Cytochrome P450 ω-hydroxylase inhibition reduces infarct size during reperfusion via the sarcolemmal K ATP channel

Abstract

Inhibition of 20-hydroxyeicosatrienoic acid (20-HETE), by pretreatment with pharmacological inhibitors of cytochrome P450 (CYP) ω-hydroxylase, has been shown to reduce infarct size in canines when administered prior to ischemia. However, it is unknown whether these agents reduce infarct size when administered just prior to reperfusion and if the sarcolemmal and/or mitochondrial K ATP channels (sK ATP and mK ATP) contribute to cardioprotection. Therefore, we determined whether specific CYP inhibitors for epoxygenases and ω-hydroxylases are cardioprotective when given either prior to ischemia or prior to reperfusion and furthermore, if selective inhibition of the sK ATP by HMR-1098 or mK ATP by 5-hydroxydecanoic acid (5-HD) could abrogate this effect.
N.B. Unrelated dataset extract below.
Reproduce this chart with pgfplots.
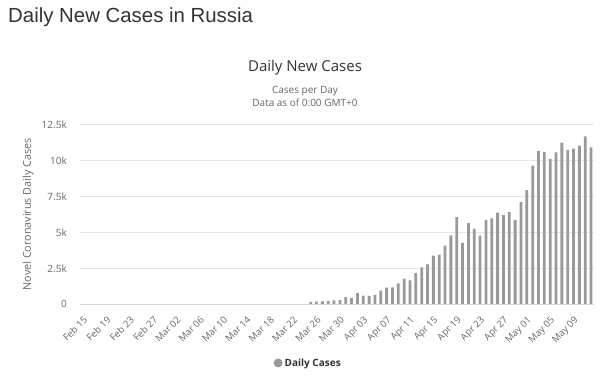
\documentclass[border=0pt]{standalone}
\usepackage{pgfplots}
\pgfplotsset{compat=1.18}
\usepackage{fontspec}
\setmainfont{Open Sans}
\newfontfamily\titlefont{Liberation Sans}
\definecolor{barc}{HTML}{999999}
\definecolor{gridc}{HTML}{E6E6E6}
\definecolor{axisc}{HTML}{CCD6EB}
\definecolor{labc}{HTML}{666666}
\definecolor{titc}{HTML}{333333}
\begin{document}
\begin{tikzpicture}
\useasboundingbox (0pt,0pt) rectangle (600pt,-378pt);
\node[anchor=west, font=\titlefont\fontsize{20.4}{24}\selectfont, text=titc, inner sep=0pt] at (8pt,-17pt) {Daily New Cases in Russia};
\node[font=\fontsize{15}{18}\selectfont, text=titc, inner sep=0pt] at (305pt,-68pt) {Daily New Cases};
\node[font=\fontsize{10}{12}\selectfont, text=labc, inner sep=0pt] at (305pt,-91pt) {Cases per Day};
\node[font=\fontsize{10}{12}\selectfont, text=labc, inner sep=0pt] at (305pt,-103pt) {Data as of 0:00 GMT+0};
\begin{axis}[
  at={(80pt,-304.3pt)}, anchor=south west,
  scale only axis, width=514pt, height=180pt,
  xmin=-0.5, xmax=87.5, ymin=0, ymax=12500,
  ybar, bar width=2.8pt,
  axis line style={draw=none},
  axis x line*=bottom,
  axis y line*=left,
  ymajorgrids, grid style={gridc, line width=0.8pt},
  major tick length=0pt,
  scaled y ticks=false,
  ytick={0,2500,5000,7500,10000,12500},
  yticklabels={0,2.5k,5k,7.5k,10k,12.5k},
  yticklabel style={font=\fontsize{10}{12}\selectfont, text=labc, anchor=east, inner sep=0pt, xshift=-13pt},
  xtick={0,4,...,84},
  xticklabels={Feb 15,Feb 19,Feb 23,Feb 27,Mar 02,Mar 06,Mar 10,Mar 14,Mar 18,Mar 22,Mar 26,Mar 30,Apr 03,Apr 07,Apr 11,Apr 15,Apr 19,Apr 23,Apr 27,May 01,May 05,May 09},
  xticklabel style={font=\fontsize{9.5}{11}\selectfont, text=labc, rotate=45, anchor=north east, inner sep=0pt, xshift=-7.8pt, yshift=-7.8pt},
  ylabel={Novel Coronavirus Daily Cases},
  every axis y label/.style={at={(axis description cs:-0.101,0.5)}, rotate=90, anchor=center, font=\fontsize{10.8}{12}\selectfont, text=labc},
  legend style={at={(axis description cs:0.444,-0.326)}, anchor=center, draw=none, fill=none, font=\bfseries\fontsize{10}{12}\selectfont, text=titc, inner sep=0pt},
  legend image code/.code={\fill[barc] (0pt,0pt) circle (4.5pt);},
  clip=false,
]
\addplot[fill=barc, draw=none] coordinates {
(39,163) (40,182) (41,196) (42,228) (43,270) (44,302) (45,501) (46,440)
(47,771) (48,601) (49,582) (50,658) (51,954) (52,1154) (53,1175) (54,1459)
(55,1786) (56,1667) (57,2186) (58,2558) (59,2774) (60,3388) (61,3448) (62,4070)
(63,4785) (64,6060) (65,4268) (66,5642) (67,5236) (68,4774) (69,5849) (70,5966)
(71,6361) (72,6198) (73,6411) (74,5841) (75,7099) (76,7933) (77,9623) (78,10633)
(79,10581) (80,10102) (81,10559) (82,11231) (83,10699) (84,10817) (85,11012) (86,11656)
(87,10899)
};
\addlegendentry{Daily Cases}
\draw[axisc, line width=1pt] (axis cs:-0.5,0) -- (axis cs:87.5,0);
\end{axis}
\end{tikzpicture}
\end{document}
Male Sprague–Dawley rats underwent 30 minutes of ischemia followed by 2 hours of reperfusion. Groups received either miconazole (MIC, non-selective CYP inhibitor, 3 mg/kg), 17-octadecynoic acid (17-ODYA, CYP ω-hydroxylase inhibitor, 0,3 or 3 mg/kg), N-methylsulfonyl-12, 12-dibromododec-11-enamide (DDMS, CYP ω-hydroxylase inhibitor, 0,4 or 4 mg/kg), N-methanesulfonyl-6-(2-propargyloxyphenyl)hexanamide (MS-PPOH, CYP epoxygenase inhibitor, 3 mg/kg), or vehicle either 10 minutes prior to ischemia or 5 minutes prior to reperfusion. Rats also received either HMR-1098 (6 mg/kg) or 5-HD (10 mg/kg) 10 minutes prior to reperfusion, with subsets of rats also receiving either MIC or 17-ODYA 5 minutes prior to reperfusion. DDMS and 17-ODYA dose dependently reduced infarct size. Rats treated with MIC, 17-ODYA and DDMS, but not MS-PPOH, produced comparable reductions in infarct size when administered prior to ischemia or reperfusion compared to vehicle. HMR-1098, but not 5-HD, also blocked the infarct size reduction afforded by MIC and 17-ODYA. These data suggest a novel cardioprotective pathway involving CYP ω-hydroxylase inhibition and subsequent activation of the sK ATP channel during reperfusion.